All lines in the records below from the line with "Output the Python" through the line with "600, 650, 700]" are to be given again exactly, both ends included; the pictures are to be left out.

# # # # #

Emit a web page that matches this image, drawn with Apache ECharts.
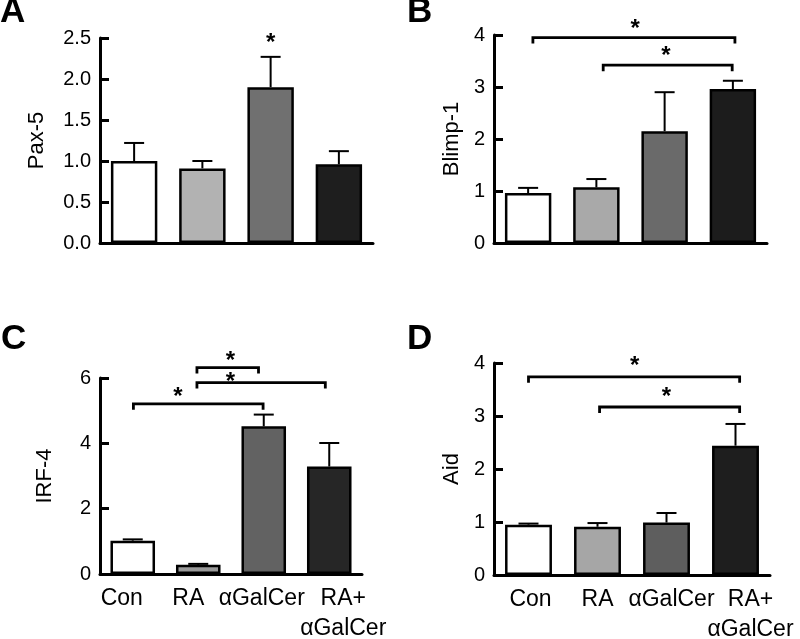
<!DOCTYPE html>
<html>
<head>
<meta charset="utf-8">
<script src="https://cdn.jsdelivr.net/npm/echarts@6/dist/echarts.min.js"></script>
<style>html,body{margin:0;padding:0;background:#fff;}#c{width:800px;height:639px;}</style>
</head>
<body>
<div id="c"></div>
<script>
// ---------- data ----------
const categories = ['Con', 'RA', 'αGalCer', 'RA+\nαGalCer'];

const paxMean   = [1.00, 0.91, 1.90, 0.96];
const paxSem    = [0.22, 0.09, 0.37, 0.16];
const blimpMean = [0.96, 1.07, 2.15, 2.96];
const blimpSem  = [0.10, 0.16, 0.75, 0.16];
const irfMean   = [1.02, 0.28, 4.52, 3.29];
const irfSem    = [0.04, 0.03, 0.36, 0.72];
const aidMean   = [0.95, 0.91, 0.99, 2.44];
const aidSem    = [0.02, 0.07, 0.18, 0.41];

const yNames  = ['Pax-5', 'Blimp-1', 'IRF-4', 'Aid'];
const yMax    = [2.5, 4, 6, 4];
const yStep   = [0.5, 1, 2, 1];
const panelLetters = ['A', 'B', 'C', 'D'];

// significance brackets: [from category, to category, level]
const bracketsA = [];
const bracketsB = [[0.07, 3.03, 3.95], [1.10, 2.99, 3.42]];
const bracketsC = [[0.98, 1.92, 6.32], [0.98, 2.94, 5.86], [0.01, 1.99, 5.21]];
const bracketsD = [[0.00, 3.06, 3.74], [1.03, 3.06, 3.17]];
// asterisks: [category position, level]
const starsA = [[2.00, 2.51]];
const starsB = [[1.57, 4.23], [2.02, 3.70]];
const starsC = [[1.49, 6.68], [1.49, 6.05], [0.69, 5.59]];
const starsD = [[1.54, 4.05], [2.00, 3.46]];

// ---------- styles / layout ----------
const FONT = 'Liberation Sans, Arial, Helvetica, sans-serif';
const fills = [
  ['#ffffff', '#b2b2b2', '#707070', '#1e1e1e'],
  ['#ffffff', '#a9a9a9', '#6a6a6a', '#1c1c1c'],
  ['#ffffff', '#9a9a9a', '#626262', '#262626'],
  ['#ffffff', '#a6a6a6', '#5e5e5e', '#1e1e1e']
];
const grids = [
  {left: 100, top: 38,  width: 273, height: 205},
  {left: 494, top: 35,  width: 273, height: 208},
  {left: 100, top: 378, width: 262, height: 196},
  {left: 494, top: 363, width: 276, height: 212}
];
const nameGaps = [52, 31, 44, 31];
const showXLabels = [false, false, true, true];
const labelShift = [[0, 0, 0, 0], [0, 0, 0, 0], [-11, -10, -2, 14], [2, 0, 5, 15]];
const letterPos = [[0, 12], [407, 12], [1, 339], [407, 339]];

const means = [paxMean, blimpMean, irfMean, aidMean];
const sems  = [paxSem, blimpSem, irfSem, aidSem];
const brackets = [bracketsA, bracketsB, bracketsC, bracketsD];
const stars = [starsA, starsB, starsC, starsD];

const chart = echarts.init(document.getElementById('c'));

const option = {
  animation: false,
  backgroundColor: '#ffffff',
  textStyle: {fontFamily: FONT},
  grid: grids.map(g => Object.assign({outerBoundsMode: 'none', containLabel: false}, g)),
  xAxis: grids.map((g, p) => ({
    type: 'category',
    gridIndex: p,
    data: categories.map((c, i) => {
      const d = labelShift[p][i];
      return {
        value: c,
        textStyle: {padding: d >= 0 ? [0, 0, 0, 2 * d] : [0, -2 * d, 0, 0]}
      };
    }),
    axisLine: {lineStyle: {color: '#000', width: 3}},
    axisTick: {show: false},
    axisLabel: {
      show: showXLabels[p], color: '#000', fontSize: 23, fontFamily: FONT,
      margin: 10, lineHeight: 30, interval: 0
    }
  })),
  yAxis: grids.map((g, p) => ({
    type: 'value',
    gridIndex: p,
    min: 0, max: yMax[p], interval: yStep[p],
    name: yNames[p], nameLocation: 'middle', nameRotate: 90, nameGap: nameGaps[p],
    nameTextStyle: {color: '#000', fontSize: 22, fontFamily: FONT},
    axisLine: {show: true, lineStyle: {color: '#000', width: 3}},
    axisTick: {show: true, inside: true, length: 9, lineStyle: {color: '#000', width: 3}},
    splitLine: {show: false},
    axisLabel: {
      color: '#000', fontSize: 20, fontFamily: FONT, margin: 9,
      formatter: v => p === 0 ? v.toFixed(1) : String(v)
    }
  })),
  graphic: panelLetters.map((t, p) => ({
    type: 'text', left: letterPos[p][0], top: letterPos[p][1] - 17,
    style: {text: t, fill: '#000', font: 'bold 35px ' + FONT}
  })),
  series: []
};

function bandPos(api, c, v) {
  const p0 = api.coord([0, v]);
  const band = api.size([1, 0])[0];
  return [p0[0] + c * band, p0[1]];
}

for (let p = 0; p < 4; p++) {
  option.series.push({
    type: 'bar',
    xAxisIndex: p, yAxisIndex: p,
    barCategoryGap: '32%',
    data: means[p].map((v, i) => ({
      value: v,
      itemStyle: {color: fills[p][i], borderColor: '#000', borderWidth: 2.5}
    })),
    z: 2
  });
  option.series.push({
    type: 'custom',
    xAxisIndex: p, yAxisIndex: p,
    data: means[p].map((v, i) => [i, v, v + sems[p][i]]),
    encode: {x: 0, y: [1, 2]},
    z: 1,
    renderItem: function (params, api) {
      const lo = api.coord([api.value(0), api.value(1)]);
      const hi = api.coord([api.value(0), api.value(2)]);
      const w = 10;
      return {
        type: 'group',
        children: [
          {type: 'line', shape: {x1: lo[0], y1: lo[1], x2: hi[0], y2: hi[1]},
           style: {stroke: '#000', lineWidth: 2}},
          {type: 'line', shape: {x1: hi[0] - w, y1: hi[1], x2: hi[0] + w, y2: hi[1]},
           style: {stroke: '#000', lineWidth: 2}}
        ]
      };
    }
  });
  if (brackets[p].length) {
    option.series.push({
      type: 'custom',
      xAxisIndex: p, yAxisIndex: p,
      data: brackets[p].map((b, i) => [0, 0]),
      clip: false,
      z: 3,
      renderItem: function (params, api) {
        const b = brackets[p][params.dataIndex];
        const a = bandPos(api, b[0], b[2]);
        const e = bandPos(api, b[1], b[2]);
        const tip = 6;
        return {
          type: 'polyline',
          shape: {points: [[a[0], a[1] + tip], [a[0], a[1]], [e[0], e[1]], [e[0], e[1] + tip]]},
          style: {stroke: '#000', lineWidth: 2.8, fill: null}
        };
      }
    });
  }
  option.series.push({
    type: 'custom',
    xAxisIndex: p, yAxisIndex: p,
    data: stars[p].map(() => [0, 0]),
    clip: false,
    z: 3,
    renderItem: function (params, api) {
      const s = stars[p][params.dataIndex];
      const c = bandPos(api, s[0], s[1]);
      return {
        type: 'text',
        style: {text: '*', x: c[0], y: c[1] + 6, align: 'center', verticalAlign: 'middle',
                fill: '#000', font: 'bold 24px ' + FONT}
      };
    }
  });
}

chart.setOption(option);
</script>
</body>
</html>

# # # # #

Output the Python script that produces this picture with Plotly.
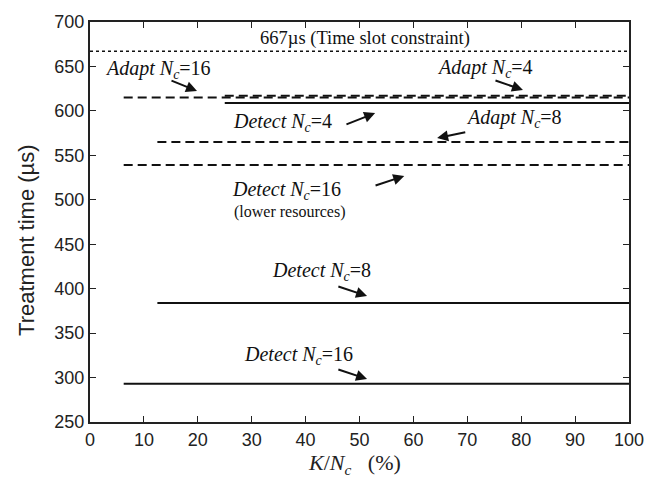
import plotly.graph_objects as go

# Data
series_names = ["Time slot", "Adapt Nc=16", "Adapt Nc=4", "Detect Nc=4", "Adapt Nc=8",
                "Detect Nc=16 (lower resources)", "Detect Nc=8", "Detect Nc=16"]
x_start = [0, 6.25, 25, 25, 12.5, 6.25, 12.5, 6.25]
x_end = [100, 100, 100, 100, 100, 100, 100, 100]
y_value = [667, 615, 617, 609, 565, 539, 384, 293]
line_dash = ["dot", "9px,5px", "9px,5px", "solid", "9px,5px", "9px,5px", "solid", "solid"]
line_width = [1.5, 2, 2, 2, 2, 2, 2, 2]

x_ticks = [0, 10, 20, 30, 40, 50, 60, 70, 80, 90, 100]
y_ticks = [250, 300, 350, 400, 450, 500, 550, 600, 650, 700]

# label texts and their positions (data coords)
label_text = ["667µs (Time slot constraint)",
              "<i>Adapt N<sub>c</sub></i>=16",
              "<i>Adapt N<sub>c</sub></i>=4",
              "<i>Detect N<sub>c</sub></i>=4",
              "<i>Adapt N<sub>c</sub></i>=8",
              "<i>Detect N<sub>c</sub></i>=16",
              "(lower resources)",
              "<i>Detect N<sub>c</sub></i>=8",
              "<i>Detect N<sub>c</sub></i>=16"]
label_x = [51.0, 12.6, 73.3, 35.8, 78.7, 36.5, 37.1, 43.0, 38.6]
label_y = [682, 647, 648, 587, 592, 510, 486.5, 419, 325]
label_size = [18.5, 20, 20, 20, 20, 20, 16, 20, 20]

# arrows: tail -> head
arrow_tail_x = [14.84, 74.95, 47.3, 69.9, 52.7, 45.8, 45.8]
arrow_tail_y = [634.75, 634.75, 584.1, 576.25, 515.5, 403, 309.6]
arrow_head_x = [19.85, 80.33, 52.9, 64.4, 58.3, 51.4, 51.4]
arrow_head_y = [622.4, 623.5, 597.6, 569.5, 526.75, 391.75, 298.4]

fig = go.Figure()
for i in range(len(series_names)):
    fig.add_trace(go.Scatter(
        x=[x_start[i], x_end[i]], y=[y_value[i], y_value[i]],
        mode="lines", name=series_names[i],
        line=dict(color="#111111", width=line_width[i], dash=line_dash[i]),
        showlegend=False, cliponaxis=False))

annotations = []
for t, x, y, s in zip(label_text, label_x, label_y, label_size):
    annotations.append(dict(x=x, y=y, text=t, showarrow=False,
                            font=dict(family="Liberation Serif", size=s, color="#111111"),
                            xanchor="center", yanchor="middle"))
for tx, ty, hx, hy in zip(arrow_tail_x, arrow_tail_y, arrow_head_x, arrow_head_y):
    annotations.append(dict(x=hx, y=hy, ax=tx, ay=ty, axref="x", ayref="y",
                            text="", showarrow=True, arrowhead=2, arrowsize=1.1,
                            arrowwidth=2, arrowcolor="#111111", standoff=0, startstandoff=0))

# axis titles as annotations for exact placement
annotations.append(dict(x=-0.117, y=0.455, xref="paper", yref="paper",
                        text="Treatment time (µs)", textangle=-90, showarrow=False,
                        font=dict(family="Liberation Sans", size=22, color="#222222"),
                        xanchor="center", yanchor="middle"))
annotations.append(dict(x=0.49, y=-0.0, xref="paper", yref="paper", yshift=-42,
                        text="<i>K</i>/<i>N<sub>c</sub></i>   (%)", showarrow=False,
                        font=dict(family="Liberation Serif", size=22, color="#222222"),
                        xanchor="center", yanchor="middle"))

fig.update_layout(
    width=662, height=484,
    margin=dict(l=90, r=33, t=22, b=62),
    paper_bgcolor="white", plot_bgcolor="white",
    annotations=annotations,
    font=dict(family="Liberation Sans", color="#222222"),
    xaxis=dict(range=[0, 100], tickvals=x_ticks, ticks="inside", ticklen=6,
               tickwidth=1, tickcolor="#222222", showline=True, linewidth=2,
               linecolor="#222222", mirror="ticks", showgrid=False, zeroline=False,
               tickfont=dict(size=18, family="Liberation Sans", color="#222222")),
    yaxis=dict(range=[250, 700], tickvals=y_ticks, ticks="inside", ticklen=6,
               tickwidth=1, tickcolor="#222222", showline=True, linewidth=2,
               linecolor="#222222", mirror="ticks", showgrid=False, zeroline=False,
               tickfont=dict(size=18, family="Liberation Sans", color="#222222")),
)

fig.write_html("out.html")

# # # # #

Task response -
Output the Python script that produces this picture with Plotly.
import plotly.graph_objects as go

# Data
series_names = ["Time slot", "Adapt Nc=16", "Adapt Nc=4", "Detect Nc=4", "Adapt Nc=8",
                "Detect Nc=16 (lower resources)", "Detect Nc=8", "Detect Nc=16"]
x_start = [0, 6.25, 25, 25, 12.5, 6.25, 12.5, 6.25]
x_end = [100, 100, 100, 100, 100, 100, 100, 100]
y_value = [667, 615, 617, 609, 565, 539, 384, 293]
line_dash = ["dot", "9px,5px", "9px,5px", "solid", "9px,5px", "9px,5px", "solid", "solid"]
line_width = [1.5, 2, 2, 2, 2, 2, 2, 2]

x_ticks = [0, 10, 20, 30, 40, 50, 60, 70, 80, 90, 100]
y_ticks = [250, 300, 350, 400, 450, 500, 550, 600, 650, 700]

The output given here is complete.